• _Set exercise_
Pictures are to be left out. Copy exactly the lines from the one containing "Write the Chart.js code for this chart." to the one containing "const yLabels = [50, 100, 150];", both ends kept.

• _Items_
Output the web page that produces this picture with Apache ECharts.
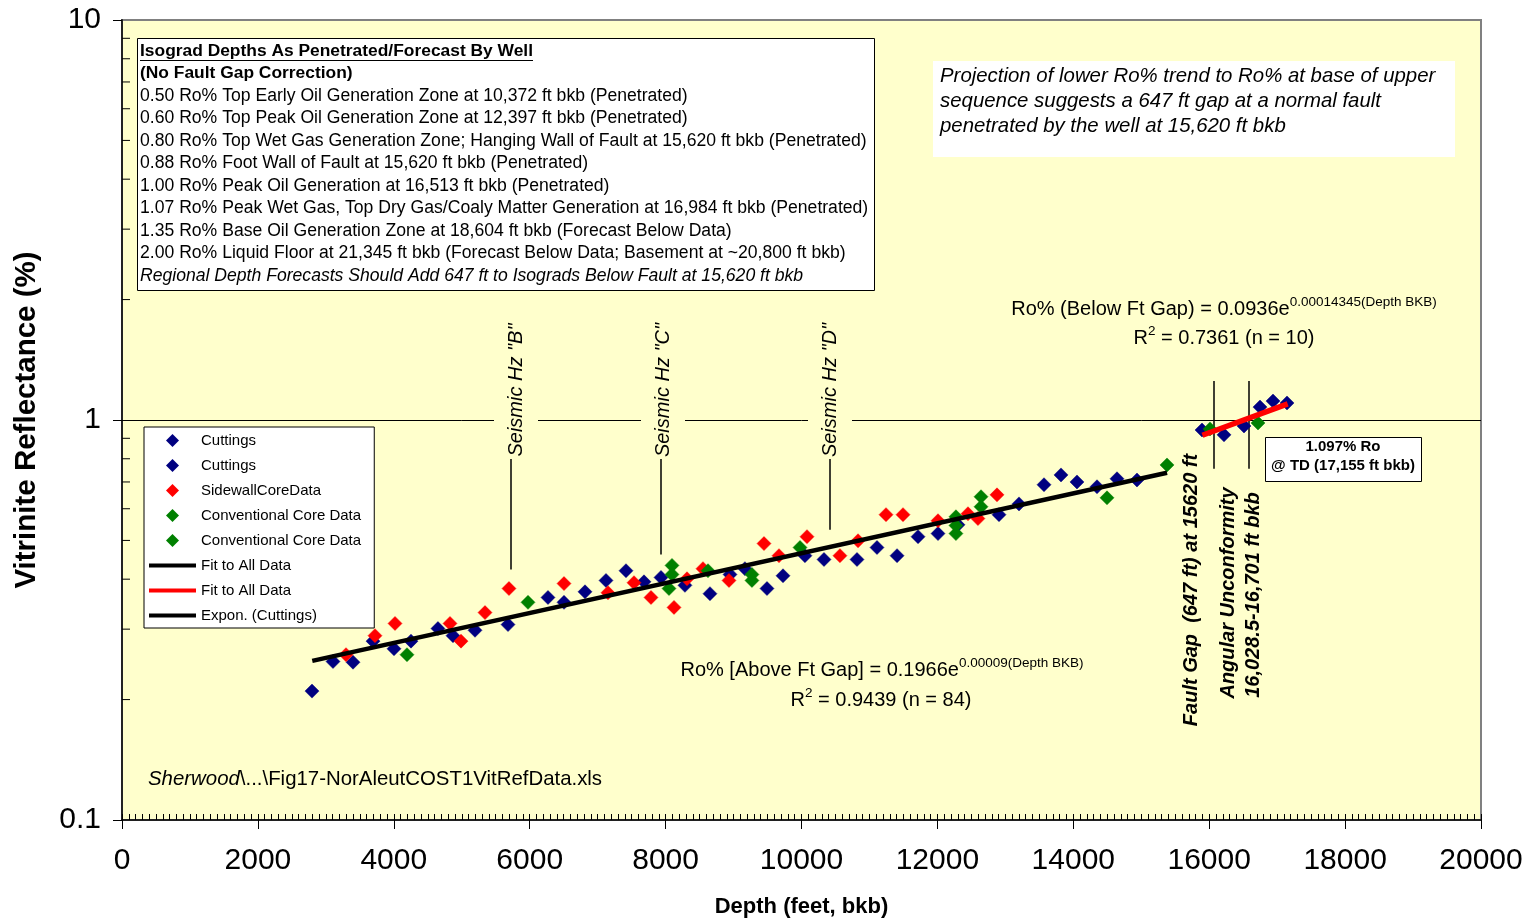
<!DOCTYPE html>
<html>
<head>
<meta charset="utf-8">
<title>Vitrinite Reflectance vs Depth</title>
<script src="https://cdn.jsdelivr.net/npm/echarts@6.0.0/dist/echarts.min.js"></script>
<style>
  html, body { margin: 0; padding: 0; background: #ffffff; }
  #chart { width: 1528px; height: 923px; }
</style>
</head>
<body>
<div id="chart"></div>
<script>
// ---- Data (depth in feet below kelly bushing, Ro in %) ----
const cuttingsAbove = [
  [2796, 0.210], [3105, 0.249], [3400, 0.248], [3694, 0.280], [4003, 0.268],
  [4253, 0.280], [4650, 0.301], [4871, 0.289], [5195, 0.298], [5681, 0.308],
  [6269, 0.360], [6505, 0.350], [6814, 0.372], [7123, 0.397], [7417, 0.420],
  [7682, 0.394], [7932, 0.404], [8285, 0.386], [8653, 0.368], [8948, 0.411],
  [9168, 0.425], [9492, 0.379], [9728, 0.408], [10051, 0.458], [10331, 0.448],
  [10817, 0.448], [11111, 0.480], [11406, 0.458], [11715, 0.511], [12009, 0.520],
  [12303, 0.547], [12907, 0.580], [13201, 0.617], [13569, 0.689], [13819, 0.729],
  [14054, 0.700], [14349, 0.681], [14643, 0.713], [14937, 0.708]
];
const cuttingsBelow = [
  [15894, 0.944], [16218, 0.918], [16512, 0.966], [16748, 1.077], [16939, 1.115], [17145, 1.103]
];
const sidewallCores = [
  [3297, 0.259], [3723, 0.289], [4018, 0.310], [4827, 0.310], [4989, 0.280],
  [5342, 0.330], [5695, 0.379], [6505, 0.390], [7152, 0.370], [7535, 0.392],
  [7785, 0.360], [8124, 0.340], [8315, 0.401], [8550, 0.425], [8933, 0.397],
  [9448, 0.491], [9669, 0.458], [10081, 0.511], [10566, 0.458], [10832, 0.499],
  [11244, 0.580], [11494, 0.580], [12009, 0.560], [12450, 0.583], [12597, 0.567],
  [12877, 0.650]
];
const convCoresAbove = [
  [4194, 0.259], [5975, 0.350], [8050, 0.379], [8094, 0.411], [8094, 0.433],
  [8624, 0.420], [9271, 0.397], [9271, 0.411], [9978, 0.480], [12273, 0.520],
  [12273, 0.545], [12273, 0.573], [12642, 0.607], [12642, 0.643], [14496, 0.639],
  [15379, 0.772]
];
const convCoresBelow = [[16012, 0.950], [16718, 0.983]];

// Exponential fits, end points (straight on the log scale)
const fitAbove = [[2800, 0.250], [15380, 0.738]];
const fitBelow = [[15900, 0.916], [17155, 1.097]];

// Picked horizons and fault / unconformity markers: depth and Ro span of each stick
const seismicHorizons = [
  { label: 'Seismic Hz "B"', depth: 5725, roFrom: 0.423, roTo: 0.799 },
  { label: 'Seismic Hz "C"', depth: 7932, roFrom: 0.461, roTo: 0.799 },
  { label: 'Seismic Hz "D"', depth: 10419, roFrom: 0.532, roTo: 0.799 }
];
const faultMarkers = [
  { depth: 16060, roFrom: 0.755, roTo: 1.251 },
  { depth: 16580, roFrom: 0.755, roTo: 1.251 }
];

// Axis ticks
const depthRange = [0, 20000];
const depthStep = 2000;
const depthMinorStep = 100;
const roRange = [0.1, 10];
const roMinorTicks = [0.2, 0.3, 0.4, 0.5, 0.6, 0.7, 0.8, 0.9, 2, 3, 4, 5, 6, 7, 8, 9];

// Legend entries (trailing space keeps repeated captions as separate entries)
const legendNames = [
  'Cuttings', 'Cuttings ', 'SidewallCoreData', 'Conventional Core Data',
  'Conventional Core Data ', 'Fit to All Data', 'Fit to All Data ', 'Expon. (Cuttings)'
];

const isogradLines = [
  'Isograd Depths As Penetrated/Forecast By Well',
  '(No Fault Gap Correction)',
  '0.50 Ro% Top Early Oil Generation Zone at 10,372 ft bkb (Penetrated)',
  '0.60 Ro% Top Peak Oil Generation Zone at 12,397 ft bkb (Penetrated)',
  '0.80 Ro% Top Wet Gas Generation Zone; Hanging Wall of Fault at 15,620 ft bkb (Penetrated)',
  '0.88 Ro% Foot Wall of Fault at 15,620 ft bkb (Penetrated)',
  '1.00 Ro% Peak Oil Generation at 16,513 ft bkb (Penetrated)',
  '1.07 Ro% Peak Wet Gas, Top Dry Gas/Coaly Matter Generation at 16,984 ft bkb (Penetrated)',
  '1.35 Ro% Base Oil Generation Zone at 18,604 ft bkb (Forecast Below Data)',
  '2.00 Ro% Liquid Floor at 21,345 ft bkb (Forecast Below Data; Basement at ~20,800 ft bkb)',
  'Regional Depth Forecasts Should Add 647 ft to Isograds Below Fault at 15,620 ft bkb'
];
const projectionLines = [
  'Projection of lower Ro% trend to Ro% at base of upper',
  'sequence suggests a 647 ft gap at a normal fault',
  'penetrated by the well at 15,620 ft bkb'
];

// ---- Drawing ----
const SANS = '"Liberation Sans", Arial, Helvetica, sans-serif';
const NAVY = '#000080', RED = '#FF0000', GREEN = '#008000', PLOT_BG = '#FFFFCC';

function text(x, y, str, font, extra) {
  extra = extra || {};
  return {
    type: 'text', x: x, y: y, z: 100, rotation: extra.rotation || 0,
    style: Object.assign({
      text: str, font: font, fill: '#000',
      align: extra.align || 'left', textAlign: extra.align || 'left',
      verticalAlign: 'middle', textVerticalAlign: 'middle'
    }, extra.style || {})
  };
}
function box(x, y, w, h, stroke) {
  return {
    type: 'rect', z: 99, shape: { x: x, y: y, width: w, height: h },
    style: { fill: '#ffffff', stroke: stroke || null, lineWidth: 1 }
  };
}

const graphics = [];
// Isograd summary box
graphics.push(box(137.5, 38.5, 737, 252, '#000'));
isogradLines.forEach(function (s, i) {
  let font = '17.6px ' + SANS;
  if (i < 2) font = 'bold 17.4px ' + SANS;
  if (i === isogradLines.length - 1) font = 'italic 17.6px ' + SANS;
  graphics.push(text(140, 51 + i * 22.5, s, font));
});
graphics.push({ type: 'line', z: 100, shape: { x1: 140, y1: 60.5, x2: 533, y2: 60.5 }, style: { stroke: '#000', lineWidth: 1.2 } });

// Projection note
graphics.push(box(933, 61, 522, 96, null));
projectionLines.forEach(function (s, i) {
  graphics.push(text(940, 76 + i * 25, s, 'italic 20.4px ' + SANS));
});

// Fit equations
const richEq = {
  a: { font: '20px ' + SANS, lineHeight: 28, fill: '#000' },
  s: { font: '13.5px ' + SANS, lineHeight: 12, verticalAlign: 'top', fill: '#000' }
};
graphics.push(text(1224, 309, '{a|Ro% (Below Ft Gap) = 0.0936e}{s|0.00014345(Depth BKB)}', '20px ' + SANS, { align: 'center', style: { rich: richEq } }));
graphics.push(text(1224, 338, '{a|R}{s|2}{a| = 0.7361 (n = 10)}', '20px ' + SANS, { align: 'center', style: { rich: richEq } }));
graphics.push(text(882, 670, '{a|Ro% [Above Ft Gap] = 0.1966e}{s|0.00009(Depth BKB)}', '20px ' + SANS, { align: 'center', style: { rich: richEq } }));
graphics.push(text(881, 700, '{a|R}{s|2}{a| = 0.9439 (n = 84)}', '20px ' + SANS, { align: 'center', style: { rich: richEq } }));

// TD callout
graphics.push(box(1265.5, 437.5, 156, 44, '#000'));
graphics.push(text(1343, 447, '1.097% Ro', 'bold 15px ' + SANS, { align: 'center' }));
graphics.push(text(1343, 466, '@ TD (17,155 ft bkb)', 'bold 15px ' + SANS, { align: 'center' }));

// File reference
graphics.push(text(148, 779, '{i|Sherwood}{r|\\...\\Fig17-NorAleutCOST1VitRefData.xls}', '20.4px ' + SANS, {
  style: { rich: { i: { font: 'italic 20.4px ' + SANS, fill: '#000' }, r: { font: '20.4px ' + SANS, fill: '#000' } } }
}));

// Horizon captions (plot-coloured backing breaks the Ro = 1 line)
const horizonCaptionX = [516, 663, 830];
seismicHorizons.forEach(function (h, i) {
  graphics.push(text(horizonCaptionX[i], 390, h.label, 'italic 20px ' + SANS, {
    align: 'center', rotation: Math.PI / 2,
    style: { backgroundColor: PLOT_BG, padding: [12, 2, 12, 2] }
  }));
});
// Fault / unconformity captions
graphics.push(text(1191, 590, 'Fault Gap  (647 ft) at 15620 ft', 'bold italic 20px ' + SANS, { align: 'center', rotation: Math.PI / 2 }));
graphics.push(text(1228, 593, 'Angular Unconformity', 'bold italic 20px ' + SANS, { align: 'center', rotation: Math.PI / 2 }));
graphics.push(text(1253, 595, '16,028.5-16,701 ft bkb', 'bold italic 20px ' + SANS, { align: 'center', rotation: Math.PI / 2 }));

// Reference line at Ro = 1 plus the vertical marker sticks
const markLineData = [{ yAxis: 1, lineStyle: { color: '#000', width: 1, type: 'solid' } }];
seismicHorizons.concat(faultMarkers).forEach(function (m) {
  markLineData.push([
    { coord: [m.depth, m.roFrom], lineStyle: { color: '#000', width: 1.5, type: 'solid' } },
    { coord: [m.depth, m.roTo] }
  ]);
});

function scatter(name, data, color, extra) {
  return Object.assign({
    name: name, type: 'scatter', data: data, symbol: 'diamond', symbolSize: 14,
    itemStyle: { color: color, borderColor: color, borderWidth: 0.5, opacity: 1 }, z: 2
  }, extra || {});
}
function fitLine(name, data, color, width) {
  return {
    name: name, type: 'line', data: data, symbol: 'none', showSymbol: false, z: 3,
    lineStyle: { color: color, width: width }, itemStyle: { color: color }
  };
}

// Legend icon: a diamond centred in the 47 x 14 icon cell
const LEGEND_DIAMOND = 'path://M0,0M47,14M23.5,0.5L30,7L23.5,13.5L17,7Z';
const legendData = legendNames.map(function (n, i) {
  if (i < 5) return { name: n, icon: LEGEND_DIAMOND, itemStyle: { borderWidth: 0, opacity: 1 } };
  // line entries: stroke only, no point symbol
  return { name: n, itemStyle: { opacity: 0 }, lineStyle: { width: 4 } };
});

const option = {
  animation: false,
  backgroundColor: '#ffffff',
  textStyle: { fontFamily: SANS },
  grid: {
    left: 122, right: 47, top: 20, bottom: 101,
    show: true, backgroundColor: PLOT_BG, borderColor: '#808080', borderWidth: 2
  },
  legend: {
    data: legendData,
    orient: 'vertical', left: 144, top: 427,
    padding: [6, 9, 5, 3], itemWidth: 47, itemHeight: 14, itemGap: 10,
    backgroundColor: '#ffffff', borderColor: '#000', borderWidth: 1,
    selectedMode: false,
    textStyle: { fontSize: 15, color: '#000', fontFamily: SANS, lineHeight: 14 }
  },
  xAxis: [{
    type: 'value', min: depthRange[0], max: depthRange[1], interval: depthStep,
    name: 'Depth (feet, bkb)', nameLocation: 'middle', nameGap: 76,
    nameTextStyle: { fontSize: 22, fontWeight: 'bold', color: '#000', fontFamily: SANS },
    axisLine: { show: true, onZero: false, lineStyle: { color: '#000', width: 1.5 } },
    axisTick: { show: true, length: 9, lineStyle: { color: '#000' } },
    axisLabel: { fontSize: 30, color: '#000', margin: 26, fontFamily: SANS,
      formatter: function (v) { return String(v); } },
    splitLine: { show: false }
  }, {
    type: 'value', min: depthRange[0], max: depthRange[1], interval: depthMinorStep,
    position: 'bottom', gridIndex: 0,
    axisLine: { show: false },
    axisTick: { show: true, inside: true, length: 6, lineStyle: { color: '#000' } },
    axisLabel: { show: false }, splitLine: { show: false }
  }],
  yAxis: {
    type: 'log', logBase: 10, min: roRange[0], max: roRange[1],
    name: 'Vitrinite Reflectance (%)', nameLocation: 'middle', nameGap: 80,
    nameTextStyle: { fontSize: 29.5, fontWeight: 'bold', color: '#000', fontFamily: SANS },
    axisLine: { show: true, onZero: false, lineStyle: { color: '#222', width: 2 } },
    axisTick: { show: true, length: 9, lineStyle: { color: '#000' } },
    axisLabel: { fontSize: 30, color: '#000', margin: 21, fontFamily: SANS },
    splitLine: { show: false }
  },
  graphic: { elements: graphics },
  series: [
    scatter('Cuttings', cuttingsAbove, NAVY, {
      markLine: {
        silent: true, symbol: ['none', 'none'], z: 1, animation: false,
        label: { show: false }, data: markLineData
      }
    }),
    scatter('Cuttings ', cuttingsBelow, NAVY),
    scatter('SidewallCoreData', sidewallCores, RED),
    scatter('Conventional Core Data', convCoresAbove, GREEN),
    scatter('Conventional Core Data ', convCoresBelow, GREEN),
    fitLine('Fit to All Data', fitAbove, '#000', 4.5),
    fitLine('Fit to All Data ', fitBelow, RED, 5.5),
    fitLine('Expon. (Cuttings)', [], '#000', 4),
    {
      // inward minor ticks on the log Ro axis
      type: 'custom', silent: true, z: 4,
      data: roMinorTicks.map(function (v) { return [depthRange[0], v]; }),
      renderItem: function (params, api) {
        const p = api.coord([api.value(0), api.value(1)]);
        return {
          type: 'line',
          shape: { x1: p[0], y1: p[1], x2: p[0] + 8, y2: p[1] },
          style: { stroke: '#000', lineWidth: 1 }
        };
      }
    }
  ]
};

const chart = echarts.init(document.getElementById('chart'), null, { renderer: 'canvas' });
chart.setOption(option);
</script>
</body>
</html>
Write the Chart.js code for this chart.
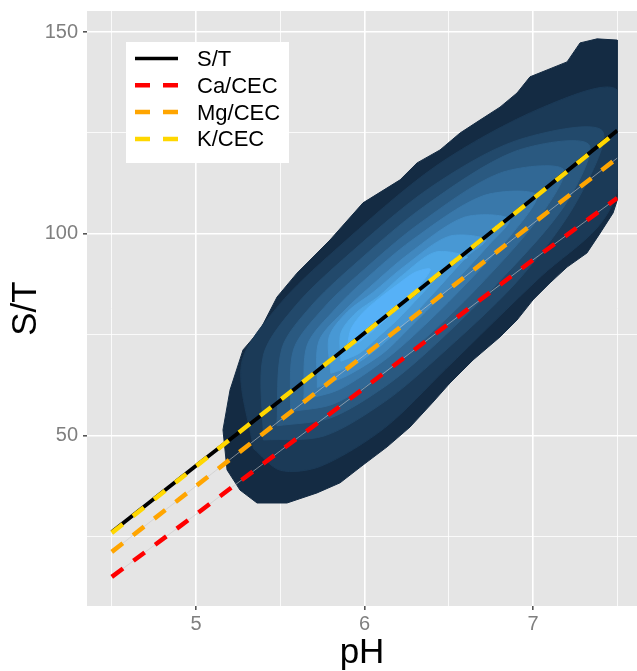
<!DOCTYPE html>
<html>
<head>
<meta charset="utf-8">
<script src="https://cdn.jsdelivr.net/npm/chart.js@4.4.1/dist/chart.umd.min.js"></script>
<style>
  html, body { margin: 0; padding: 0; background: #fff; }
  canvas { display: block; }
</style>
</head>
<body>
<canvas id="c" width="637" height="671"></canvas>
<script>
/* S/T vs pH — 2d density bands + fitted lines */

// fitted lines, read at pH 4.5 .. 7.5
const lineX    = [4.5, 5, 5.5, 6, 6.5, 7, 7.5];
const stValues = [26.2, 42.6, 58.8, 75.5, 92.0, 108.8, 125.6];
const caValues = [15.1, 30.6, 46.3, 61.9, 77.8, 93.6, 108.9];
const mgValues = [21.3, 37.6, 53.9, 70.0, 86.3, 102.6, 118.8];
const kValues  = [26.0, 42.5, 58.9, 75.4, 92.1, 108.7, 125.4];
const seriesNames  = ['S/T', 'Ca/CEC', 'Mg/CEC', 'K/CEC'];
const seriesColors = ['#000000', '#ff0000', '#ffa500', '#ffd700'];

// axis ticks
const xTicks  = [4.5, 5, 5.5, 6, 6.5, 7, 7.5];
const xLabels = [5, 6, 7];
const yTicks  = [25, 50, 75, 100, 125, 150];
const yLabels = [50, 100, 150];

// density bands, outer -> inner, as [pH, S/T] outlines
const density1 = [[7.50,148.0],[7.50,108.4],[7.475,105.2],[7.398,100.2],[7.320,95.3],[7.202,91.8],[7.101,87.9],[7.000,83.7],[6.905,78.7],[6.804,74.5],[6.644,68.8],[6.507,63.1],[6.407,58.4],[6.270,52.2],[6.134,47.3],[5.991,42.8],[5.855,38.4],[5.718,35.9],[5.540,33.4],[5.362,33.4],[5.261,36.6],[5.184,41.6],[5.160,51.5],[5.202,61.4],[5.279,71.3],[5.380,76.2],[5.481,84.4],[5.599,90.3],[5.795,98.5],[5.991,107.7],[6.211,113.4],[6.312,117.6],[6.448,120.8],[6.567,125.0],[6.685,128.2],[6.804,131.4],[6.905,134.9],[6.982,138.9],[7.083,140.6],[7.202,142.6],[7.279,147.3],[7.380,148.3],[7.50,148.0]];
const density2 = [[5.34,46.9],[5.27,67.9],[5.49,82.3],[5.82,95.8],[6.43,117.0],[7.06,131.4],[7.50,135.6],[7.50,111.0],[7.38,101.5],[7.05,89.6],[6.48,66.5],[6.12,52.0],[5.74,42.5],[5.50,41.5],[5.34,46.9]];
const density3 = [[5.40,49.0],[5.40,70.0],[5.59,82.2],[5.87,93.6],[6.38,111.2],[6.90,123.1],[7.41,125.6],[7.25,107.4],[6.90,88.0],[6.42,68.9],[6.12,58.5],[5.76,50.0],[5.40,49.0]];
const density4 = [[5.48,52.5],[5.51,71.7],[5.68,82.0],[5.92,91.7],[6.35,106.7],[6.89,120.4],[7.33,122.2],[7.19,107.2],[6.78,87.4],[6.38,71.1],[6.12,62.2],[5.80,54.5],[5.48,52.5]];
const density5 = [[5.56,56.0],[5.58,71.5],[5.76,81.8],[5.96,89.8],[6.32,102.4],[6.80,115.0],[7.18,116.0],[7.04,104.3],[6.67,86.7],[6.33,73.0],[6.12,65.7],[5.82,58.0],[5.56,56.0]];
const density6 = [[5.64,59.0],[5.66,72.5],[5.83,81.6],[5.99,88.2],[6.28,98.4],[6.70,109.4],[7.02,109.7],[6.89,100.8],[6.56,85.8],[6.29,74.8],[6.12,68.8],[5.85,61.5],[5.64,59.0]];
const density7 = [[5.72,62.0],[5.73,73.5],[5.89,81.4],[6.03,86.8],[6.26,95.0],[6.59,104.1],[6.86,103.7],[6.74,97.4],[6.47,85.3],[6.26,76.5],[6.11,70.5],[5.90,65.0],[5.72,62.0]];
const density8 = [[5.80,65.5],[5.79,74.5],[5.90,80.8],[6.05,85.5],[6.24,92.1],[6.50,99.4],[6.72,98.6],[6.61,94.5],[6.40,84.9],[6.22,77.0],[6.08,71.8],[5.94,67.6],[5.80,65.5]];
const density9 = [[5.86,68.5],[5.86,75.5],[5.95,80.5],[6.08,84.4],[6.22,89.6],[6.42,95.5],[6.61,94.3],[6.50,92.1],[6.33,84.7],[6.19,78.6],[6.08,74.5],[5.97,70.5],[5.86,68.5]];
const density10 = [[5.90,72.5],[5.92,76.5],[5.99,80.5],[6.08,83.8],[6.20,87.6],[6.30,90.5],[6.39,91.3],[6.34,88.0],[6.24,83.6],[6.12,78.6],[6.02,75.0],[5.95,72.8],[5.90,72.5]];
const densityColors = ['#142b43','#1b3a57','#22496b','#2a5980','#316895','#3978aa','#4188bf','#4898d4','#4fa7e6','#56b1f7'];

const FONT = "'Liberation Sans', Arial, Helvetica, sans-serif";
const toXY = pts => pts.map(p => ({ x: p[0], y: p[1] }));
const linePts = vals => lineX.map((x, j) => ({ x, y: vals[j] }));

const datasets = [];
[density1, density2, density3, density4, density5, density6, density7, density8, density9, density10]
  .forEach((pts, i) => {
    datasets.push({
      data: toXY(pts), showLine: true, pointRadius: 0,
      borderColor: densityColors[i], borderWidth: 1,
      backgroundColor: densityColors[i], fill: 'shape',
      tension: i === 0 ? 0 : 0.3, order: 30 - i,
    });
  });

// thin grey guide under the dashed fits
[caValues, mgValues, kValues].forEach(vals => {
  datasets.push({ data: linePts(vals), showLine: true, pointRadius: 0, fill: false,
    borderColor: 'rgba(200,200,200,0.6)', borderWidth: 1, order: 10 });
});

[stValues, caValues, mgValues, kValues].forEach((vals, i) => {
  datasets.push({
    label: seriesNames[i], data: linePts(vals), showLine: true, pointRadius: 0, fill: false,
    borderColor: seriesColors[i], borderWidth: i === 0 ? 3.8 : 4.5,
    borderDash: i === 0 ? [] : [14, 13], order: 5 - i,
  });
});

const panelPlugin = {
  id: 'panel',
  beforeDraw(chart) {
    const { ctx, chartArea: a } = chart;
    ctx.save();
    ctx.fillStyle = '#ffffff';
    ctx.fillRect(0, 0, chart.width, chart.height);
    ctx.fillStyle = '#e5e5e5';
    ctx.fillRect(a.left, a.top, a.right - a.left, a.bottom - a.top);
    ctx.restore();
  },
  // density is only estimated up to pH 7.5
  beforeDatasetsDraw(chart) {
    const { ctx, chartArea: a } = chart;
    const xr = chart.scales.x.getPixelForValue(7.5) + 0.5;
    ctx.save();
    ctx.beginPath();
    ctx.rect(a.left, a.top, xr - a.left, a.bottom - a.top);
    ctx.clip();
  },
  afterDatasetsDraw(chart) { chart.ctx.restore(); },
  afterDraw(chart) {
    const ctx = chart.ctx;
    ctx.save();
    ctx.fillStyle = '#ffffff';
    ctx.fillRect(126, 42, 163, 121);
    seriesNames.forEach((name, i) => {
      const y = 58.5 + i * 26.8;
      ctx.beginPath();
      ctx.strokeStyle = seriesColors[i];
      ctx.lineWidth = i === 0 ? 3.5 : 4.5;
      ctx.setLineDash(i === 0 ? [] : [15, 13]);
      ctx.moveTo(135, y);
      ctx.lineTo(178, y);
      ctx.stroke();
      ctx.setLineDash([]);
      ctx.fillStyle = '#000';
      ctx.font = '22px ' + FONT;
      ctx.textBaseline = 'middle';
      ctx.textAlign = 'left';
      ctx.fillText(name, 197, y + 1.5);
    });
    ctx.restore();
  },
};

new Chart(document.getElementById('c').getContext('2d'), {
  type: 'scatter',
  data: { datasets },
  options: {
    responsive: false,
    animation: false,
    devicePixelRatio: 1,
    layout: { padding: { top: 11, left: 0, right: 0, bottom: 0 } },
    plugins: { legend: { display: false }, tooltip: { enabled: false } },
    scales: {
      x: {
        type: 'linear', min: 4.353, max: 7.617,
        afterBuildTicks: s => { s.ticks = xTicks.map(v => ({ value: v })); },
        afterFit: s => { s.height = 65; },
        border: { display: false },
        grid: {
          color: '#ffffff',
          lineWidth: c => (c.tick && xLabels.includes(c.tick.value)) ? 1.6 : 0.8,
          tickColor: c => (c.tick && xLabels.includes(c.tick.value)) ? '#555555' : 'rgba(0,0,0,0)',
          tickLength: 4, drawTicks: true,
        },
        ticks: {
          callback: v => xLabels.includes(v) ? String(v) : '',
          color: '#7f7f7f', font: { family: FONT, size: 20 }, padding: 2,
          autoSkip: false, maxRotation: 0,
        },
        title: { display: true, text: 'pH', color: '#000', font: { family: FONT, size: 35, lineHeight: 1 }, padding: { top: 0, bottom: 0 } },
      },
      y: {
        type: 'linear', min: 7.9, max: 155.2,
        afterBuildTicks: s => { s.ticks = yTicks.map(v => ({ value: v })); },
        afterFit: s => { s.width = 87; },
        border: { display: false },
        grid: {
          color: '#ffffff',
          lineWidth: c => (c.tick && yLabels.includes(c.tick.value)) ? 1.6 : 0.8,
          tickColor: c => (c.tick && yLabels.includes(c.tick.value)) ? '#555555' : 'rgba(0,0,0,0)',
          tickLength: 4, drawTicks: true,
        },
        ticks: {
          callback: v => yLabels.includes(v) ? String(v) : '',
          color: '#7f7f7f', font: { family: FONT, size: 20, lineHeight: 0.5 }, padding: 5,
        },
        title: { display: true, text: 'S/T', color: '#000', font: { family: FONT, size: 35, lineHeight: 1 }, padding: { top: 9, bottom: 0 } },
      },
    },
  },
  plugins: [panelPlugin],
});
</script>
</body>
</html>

• _Output of the exercise_
Write the Chart.js code for this chart.
<!DOCTYPE html>
<html>
<head>
<meta charset="utf-8">
<script src="https://cdn.jsdelivr.net/npm/chart.js@4.4.1/dist/chart.umd.min.js"></script>
<style>
  html, body { margin: 0; padding: 0; background: #fff; }
  canvas { display: block; }
</style>
</head>
<body>
<canvas id="c" width="637" height="671"></canvas>
<script>
/* S/T vs pH — 2d density bands + fitted lines */

// fitted lines, read at pH 4.5 .. 7.5
const lineX    = [4.5, 5, 5.5, 6, 6.5, 7, 7.5];
const stValues = [26.2, 42.6, 58.8, 75.5, 92.0, 108.8, 125.6];
const caValues = [15.1, 30.6, 46.3, 61.9, 77.8, 93.6, 108.9];
const mgValues = [21.3, 37.6, 53.9, 70.0, 86.3, 102.6, 118.8];
const kValues  = [26.0, 42.5, 58.9, 75.4, 92.1, 108.7, 125.4];
const seriesNames  = ['S/T', 'Ca/CEC', 'Mg/CEC', 'K/CEC'];
const seriesColors = ['#000000', '#ff0000', '#ffa500', '#ffd700'];

// axis ticks
const xTicks  = [4.5, 5, 5.5, 6, 6.5, 7, 7.5];
const xLabels = [5, 6, 7];
const yTicks  = [25, 50, 75, 100, 125, 150];
const yLabels = [50, 100, 150];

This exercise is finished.